Obviously, too, Gausman had his chances to send the Marlins a message last August if he wanted to. He could have replied in kind when the Marlins batted in the top of the second after Acuna was drilled, despite the warnings, sending one up and in just enough to drop the hint.

If those warnings were too much for him to think about, he could have sent the message later that month when the Braves went to Miami and he started one of the games.

He didn’t do it either time. Whether it was a mutual agreement among the Braves’ pitchers to wait until they might face Urena himself again isn’t known as I write. Just as Urena looked to one and all as though committing a premeditated act last August, Gausman looked the same Friday night.

At least Urena got the start for the Marlins this time, a mere eight months after drilling Acuna. It’s not as though Gausman had three years to plot revenge.

But the late Don Newcombe had a policy of going after the opposition’s hottest lineup hand whenever he thought they needed an immediate message to be sent, whether it was over their pitcher knocking down or hitting a Dodger batter or—as he did once with the Phillies—silencing a bench coach throwing racial insults at the Dodgers’ early black players by dropping Del Ennis, at the time the Phillies’ hottest hitter.

When Cubs pitcher Bill Hands opened a critical September 1969 showdown with the onrushing Mets by knocking Tommie Agee down leading off, Mets starter Jerry Koosman—following Newcombe’s policy—sent one up and in tight to Hall of Famer Ron Santo in reply the next inning.

“I knew right away I was going to go after their best hitter,” Koosman said years later. (Santo led the National League with 112 runs batted in at the time.) “You mess with my hitters, I’m going after your best one. I’ll go after him twice if I have to.” Santo got hit on the wrist as he fell away from the chin music.
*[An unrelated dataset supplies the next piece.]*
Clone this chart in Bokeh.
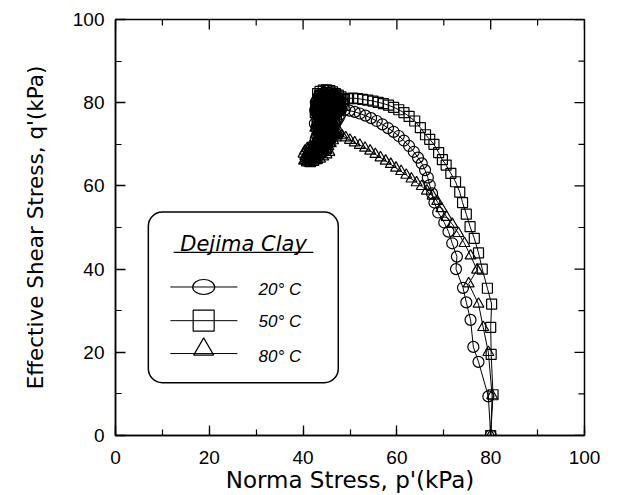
import math
from bokeh.plotting import figure
from bokeh.models import BoxAnnotation, Range1d, SingleIntervalTicker
from bokeh.core.properties import value
from bokeh.embed import file_html
from bokeh.resources import INLINE

# 20 C  (circles)
p20 = [80.0, 79.5, 77.4, 76.3, 75.7, 74.8, 74.1, 72.6, 72.8, 71.8, 71.0, 70.1, 68.8, 68.0, 67.5,
       67.0, 66.6, 66.0, 65.3, 64.5, 63.6, 62.6, 61.5, 60.4, 59.3, 58.1, 56.9, 55.7, 54.5, 53.3,
       52.1, 51.0, 49.9, 48.9, 48.0, 47.2, 46.5, 45.9, 45.3, 44.8, 44.3, 43.9, 43.5, 43.9, 44.5,
       45.1, 45.6, 46.1, 46.6, 46.1, 45.5, 44.9, 44.4, 44.0, 43.6, 44.2, 44.8, 45.3, 45.9,
       46.4, 46.9, 47.3, 46.8, 46.2, 45.6, 45.0, 44.5, 44.1, 43.7, 43.3, 43.0, 43.4, 44.0, 44.6,
       45.2, 45.8, 46.3, 46.8, 47.2, 47.6, 47.9, 47.5, 47.0, 46.4, 45.8, 45.2, 44.6, 44.0, 43.5,
       43.1, 42.8, 42.6, 42.9, 43.3, 43.6,
       42.7, 43.3, 44.0, 44.7, 45.3, 45.8, 46.2, 45.6, 44.9, 44.2, 43.5, 42.9, 42.5, 43.1, 43.8,
       44.5, 45.2, 45.9, 46.6, 47.2, 46.6, 45.9, 45.2, 44.5, 43.8, 43.2, 42.7, 43.3, 44.0, 44.7,
       45.4, 46.0, 46.6, 47.2, 47.7, 48.1,
       43.0, 43.5, 44.0, 44.5, 45.0, 45.5, 46.0, 46.4, 45.9, 45.4, 44.9, 44.4, 43.9, 43.4, 42.9,
       43.2, 43.7, 44.2, 44.7, 45.2, 45.7, 46.2, 46.7, 47.0, 46.5, 46.0, 45.5, 45.0, 44.5, 44.0,
       43.5, 43.0, 43.2, 43.7, 44.2, 44.7, 45.2, 45.7, 46.2, 46.7, 47.2]
q20 = [0.0, 9.4, 17.7, 21.3, 27.8, 32.0, 35.5, 40.0, 43.0, 46.2, 49.0, 51.2, 53.6, 56.0, 58.2,
       60.2, 62.0, 63.8, 65.4, 66.8, 68.2, 69.6, 70.9, 72.0, 73.0, 73.9, 74.8, 75.6, 76.3, 76.9,
       77.4, 77.8, 78.1, 78.3, 78.2, 77.9, 77.5, 77.0, 76.4, 75.8, 75.1, 74.4, 73.7, 73.0, 72.6,
       73.2, 73.9, 74.6, 75.3, 76.0, 76.8, 77.5, 78.2, 78.9, 79.6, 80.2, 79.7, 79.0, 78.4,
       79.2, 78.6, 77.9, 77.2, 76.6, 76.0, 75.4, 74.7, 74.0, 73.3, 72.6, 71.8, 71.1, 71.5, 72.1,
       72.8, 73.5, 74.2, 74.9, 75.6, 76.4, 77.2, 78.0, 78.8, 79.5, 80.1, 80.6, 81.0, 81.2, 80.6,
       79.9, 79.1, 78.2, 77.4, 76.6, 75.8,
       71.4, 71.0, 70.8, 71.0, 71.4, 72.0, 72.7, 73.0, 73.3, 73.6, 73.9, 74.3, 75.0, 75.3, 75.6,
       76.0, 76.3, 76.7, 77.0, 77.4, 77.9, 78.2, 78.5, 78.8, 79.2, 79.6, 80.1, 80.4, 80.8, 81.1,
       81.4, 81.0, 80.4, 79.8, 79.1, 78.5,
       72.2, 72.3, 72.2, 72.4, 72.2, 72.5, 72.3, 73.4, 73.6, 73.5, 73.7, 73.5, 73.7, 73.5, 73.7,
       74.8, 74.9, 74.7, 74.9, 74.7, 74.9, 74.7, 74.9, 76.0, 76.2, 76.0, 76.2, 76.0, 76.2, 76.0,
       76.2, 76.0, 77.4, 77.6, 77.4, 77.6, 77.4, 77.6, 77.4, 77.6, 77.4]

# 50 C  (squares)
p50 = [80.0, 80.5, 80.1, 80.0, 80.2, 79.3, 78.2, 77.4, 76.5, 75.6, 74.8, 74.0, 73.4, 72.5, 71.5,
       70.5, 69.7, 68.9, 67.9, 67.0, 66.1, 65.0, 63.8, 62.6, 61.5, 60.4, 59.3, 58.2, 57.1, 56.0,
       54.9, 53.8, 52.7, 51.6, 50.6, 49.7, 48.8, 48.0, 47.3, 46.6, 46.0, 45.4, 44.9, 44.5, 44.1,
       43.7, 44.3, 44.9, 45.5, 46.1, 46.6, 46.2, 45.6, 45.0, 44.4, 43.9, 43.4, 43.8, 44.4, 45.0,
       45.6, 46.2, 46.8, 46.3, 45.7, 45.1, 44.5, 44.0, 43.6,
       43.2, 43.6, 44.2, 44.9, 45.6, 46.3, 46.9, 47.4, 47.8, 47.4, 46.9, 46.4, 45.9, 45.3, 44.7,
       44.1, 43.6, 43.2, 42.9, 42.7, 42.9, 43.3,
       42.6, 43.2, 43.9, 44.6, 45.3, 46.0, 46.7, 47.4, 48.0, 48.5, 47.9, 47.2, 46.5, 45.8, 45.1,
       44.4, 43.7, 43.1, 43.6, 44.3, 45.0, 45.7, 46.3, 46.9, 47.5, 48.1, 48.7,
       43.0, 43.5, 44.0, 44.5, 45.0, 45.5, 46.0, 46.5, 47.0, 47.5, 47.8, 47.3, 46.8, 46.3, 45.8,
       45.3, 44.8, 44.3, 43.8, 43.3, 43.5, 44.0, 44.5, 45.0, 45.5, 46.0, 46.5, 47.0]
q50 = [0.0, 9.8, 19.5, 26.0, 31.6, 35.4, 40.0, 43.9, 47.4, 50.2, 53.2, 56.0, 58.5, 61.0, 63.0,
       65.0, 66.3, 68.0, 70.0, 71.2, 72.3, 74.0, 75.6, 76.7, 77.6, 78.3, 78.9, 79.4, 79.8, 80.1,
       80.4, 80.6, 80.8, 81.0, 81.1, 81.0, 80.8, 80.6, 80.4, 80.2, 80.0, 79.7, 79.4, 79.9, 80.4,
       80.8, 81.3, 81.6, 81.9, 81.5, 81.0, 80.5, 80.2, 80.6, 81.0, 80.2, 79.6, 78.9, 78.5, 78.9,
       79.2, 79.4, 79.0, 78.4, 78.0, 77.7, 77.4, 77.8, 78.3,
       80.9, 81.6, 82.1, 82.4, 82.3, 81.9, 81.3, 80.7, 80.0, 79.4, 78.8, 78.2, 77.6, 77.0, 76.6,
       76.3, 76.8, 77.5, 78.3, 79.1, 79.9, 80.5,
       77.6, 77.2, 76.9, 77.1, 77.5, 77.9, 78.2, 78.6, 79.0, 79.5, 79.9, 80.2, 80.5, 80.9, 81.2,
       81.5, 81.8, 82.2, 82.7, 83.0, 83.1, 82.9, 82.6, 82.2, 81.8, 81.4, 81.0,
       79.0, 78.8, 79.0, 78.8, 79.0, 78.8, 79.0, 78.8, 79.0, 78.8, 80.2, 80.4, 80.2, 80.4, 80.2,
       80.4, 80.2, 80.4, 80.2, 80.4, 81.6, 81.8, 81.6, 81.8, 81.6, 81.8, 81.6, 81.8]

# 80 C  (triangles)
p80 = [80.0, 80.3, 79.5, 78.4, 77.4, 75.3, 77.1, 75.7, 74.4, 73.1, 71.8, 70.6, 69.5, 68.6, 67.6,
       66.4, 65.3, 64.2, 63.1, 62.0, 60.9, 59.8, 58.7, 57.6, 56.5, 55.4, 54.3, 53.2, 52.1, 51.0,
       50.0, 49.1, 48.3, 47.5, 46.7, 46.0, 45.3, 44.6, 43.9, 43.2, 42.5, 41.8, 41.1, 40.5, 40.9,
       41.6, 42.3, 43.0, 43.7, 44.4, 45.1, 45.6, 45.0, 44.3, 43.6, 43.0, 42.6, 43.1, 43.8,
       44.4, 45.0, 45.6, 46.1, 46.5, 46.2, 45.8, 45.2, 44.7, 44.1, 43.5, 42.9, 42.3, 41.7, 41.1,
       40.6, 41.0, 41.7, 42.4, 43.1, 43.7, 44.3, 44.9, 45.4, 45.9, 46.4, 46.9, 47.3,
       40.2, 40.8, 41.5, 42.2, 42.9, 43.6, 44.3, 45.0, 45.6, 45.0, 44.3, 43.6, 42.9, 42.2, 41.5,
       40.9, 40.4, 40.1, 40.5, 41.2, 41.9, 42.6, 43.3, 44.0, 44.6, 45.2, 45.8, 46.4, 47.0, 47.6,
       41.0, 41.5, 42.0, 42.5, 43.0, 43.5, 43.0, 42.5, 42.0, 41.5, 41.0, 41.3, 41.8, 42.3, 42.8,
       43.3, 43.8, 44.3, 43.8, 43.3, 42.8, 43.5, 44.0, 44.5, 45.0]
q80 = [0.0, 9.6, 20.0, 26.0, 31.6, 36.5, 39.8, 43.2, 46.2, 48.6, 50.8, 52.5, 54.6, 56.3, 57.6,
       58.8, 59.9, 60.8, 61.7, 62.6, 63.5, 64.3, 65.2, 66.0, 66.8, 67.6, 68.4, 69.1, 69.8, 70.4,
       71.0, 71.6, 72.1, 72.6, 72.9, 72.6, 72.0, 71.3, 70.6, 69.9, 69.2, 68.5, 67.8, 67.1, 66.5,
       66.8, 67.3, 67.8, 68.3, 68.9, 69.5, 70.3, 71.0, 71.7, 72.4, 73.1, 73.9, 74.6, 75.2,
       75.7, 75.0, 74.3, 73.6, 72.8, 72.0, 71.2, 70.5, 69.8, 69.1, 68.5, 67.9, 67.4, 67.0, 66.6,
       66.2, 65.8, 66.0, 66.5, 67.0, 67.6, 68.2, 68.8, 69.5, 70.2, 70.9, 71.6, 72.3,
       66.0, 65.6, 65.4, 65.7, 66.1, 66.5, 67.0, 67.5, 68.1, 68.6, 69.0, 69.4, 69.7, 69.9, 69.5,
       69.0, 68.4, 67.7, 67.2, 67.5, 68.0, 68.5, 68.9, 69.6, 70.2, 70.8, 71.4, 72.0, 72.6, 73.2,
       66.3, 66.1, 66.3, 66.1, 66.3, 67.6, 67.8, 67.6, 67.8, 67.6, 67.8, 69.0, 69.2, 69.0, 69.2,
       69.0, 69.2, 70.5, 70.7, 70.5, 70.7, 71.8, 72.0, 71.8, 72.0]

major_ticks = [0, 20, 40, 60, 80, 100]
minor_ticks = [10, 30, 50, 70, 90]

legend_title = "Dejima Clay"
legend_labels = ["20° C", "50° C", "80° C"]
x_label = "Norma Stress, p'(kPa)"
y_label = "Effective Shear Stress, q'(kPa)"

p = figure(width=617, height=495, x_range=Range1d(0, 100), y_range=Range1d(0, 100),
           output_backend="svg", toolbar_location=None,
           min_border_left=115, min_border_right=33, min_border_top=19, min_border_bottom=59)
p.grid.visible = False
p.outline_line_color = "black"
p.outline_line_width = 1.5
p.background_fill_color = "white"
p.border_fill_color = "white"


def style_axis(ax):
    ax.ticker = SingleIntervalTicker(interval=20, num_minor_ticks=2)
    ax.major_tick_in = 10
    ax.major_tick_out = 0
    ax.minor_tick_in = 6
    ax.minor_tick_out = 0
    ax.axis_line_color = "black"
    ax.axis_line_width = 1.5
    ax.major_tick_line_color = "black"
    ax.major_tick_line_width = 1.3
    ax.minor_tick_line_color = "black"
    ax.minor_tick_line_width = 1.2
    ax.major_label_text_font = "Liberation Sans"
    ax.major_label_text_font_size = "19px"
    ax.major_label_text_color = "black"
    ax.axis_label_text_font = "DejaVu Sans"
    ax.axis_label_text_font_style = "normal"
    ax.axis_label_text_color = "black"


style_axis(p.xaxis[0])
style_axis(p.yaxis[0])
p.xaxis[0].axis_label = x_label
p.yaxis[0].axis_label = y_label
p.xaxis[0].axis_label_text_font_size = "23px"
p.yaxis[0].axis_label_text_font_size = "21.5px"
p.xaxis[0].major_label_standoff = 15
p.xaxis[0].axis_label_standoff = 0
p.yaxis[0].major_label_standoff = 11
p.yaxis[0].axis_label_standoff = 22

# inward ticks on the top and right edges of the frame (glyphs are clipped to the frame)
p.scatter(x=[100] * len(major_ticks), y=major_ticks, marker="dash", size=20,
          line_color="black", line_width=1.3)
p.scatter(x=[100] * len(minor_ticks), y=minor_ticks, marker="dash", size=12,
          line_color="black", line_width=1.2)
p.scatter(x=major_ticks, y=[100] * len(major_ticks), marker="dash", size=20, angle=math.pi / 2,
          line_color="black", line_width=1.3)
p.scatter(x=minor_ticks, y=[100] * len(minor_ticks), marker="dash", size=12, angle=math.pi / 2,
          line_color="black", line_width=1.2)

# curves
for xs, ys in [(p20, q20), (p50, q50), (p80, q80)]:
    p.line(xs, ys, line_color="black", line_width=1)
p.scatter(p20, q20, marker="circle", size=11, fill_alpha=0, line_color="black", line_width=1.2)
p.scatter(p50, q50, marker="square", size=10, fill_alpha=0, line_color="black", line_width=1.2)
p.scatter(p80, q80, marker="triangle", size=11, fill_alpha=0, line_color="black", line_width=1.2)

# legend (drawn manually)
box = BoxAnnotation(left=7.0, right=47.5, bottom=12.7, top=53.7, border_radius=14,
                    fill_color="white", fill_alpha=1, line_color="black", line_alpha=1,
                    line_width=1.5, level="underlay")
p.add_layout(box)

p.text(x=[27.3], y=[46.0], text=[legend_title], text_font=value("DejaVu Sans"),
       text_font_style="italic", text_font_size="21px", text_align="center",
       text_baseline="alphabetic", text_color="black")
p.segment(x0=[12.4], y0=[44.0], x1=[42.2], y1=[44.0], line_color="black", line_width=1.3)

row_y = [35.7, 27.6, 19.7]
p.segment(x0=[11.7] * 3, y0=row_y, x1=[26.0] * 3, y1=row_y, line_color="black", line_width=1)
p.ellipse(x=[18.8], y=[row_y[0]], width=22, height=15, width_units="screen", height_units="screen",
          fill_alpha=0, line_color="black", line_width=1.2)
p.scatter(x=[18.8], y=[row_y[1]], marker="square", size=21, fill_alpha=0, line_color="black", line_width=1.2)
p.scatter(x=[18.8], y=[row_y[2] + 1.0], marker="triangle", size=20, fill_alpha=0, line_color="black", line_width=1.2)

p.text(x=[30.5] * 3, y=[35.0, 27.3, 18.9], text=legend_labels, text_font=value("Liberation Sans"),
       text_font_style="italic", text_font_size="17px", text_align="left",
       text_baseline="alphabetic", text_color="black")

open("out.html", "w").write(file_html(p, INLINE))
“If it didn’t hit his arm,” Mets outfielder Ron Swoboda said, “it would have hit him onside his head.” Mets bullpen coach Joe Pignatano had another verdict: “Koosman won the pennant for us that night.” (Agee didn’t exactly shrivel, either: when he faced Hands again in the third that night, he sent one over the fence.)

Urena looked cowardly drilling Acuna last August after Acuna’d been a wrecking crew at the Marlins’ expense. But Gausman had his chances to send the Marlins a message last year and he didn’t take a one of them. He doesn’t look all that much better than Urena did. And there’ll be those saying his possible five- or six-game suspension won’t be sufficient, either.

The old school, which is discredited often enough and with cause these days, says there do come times to take one for the team. Especially when the season is still young and you’re less likely to cost your team something critical that you would be down the stretch of a pennant race. The Braves may be lucky it happened the third night of May.

If you doubt Gausman’s or the Braves’ premeditation, be advised they called up pitcher Touki Toussaint before Friday night. Guess who went out to pitch for the Braves after Gausman got the ho-heave, stopped the second inning bleeding, and pitched four total innings of one-run, six-strikeout ball to give the Braves’ bullpen a respite.

“In the end, the biggest failure in this situation has to fall on the umpiring crew,” says Call to the Pen‘s David Hill. “Anyone who saw that the Braves called up Toussaint, and that Urena was the opposing starter, had to know what was going to happen. That both benches were not warned prior to the start of the game, or that Gausman was ejected after throwing that pitch, is entirely their mistake.”

Not theirs entirely.

“From the beginning, they were saying I did it on purpose,” said Urena about the Acuna drill and Friday night’s festivities, “but look at how they did it. That’s the way they claim they are professional?” Unfortunately, when it comes to professionalism, Urena isn’t exactly in any position to talk.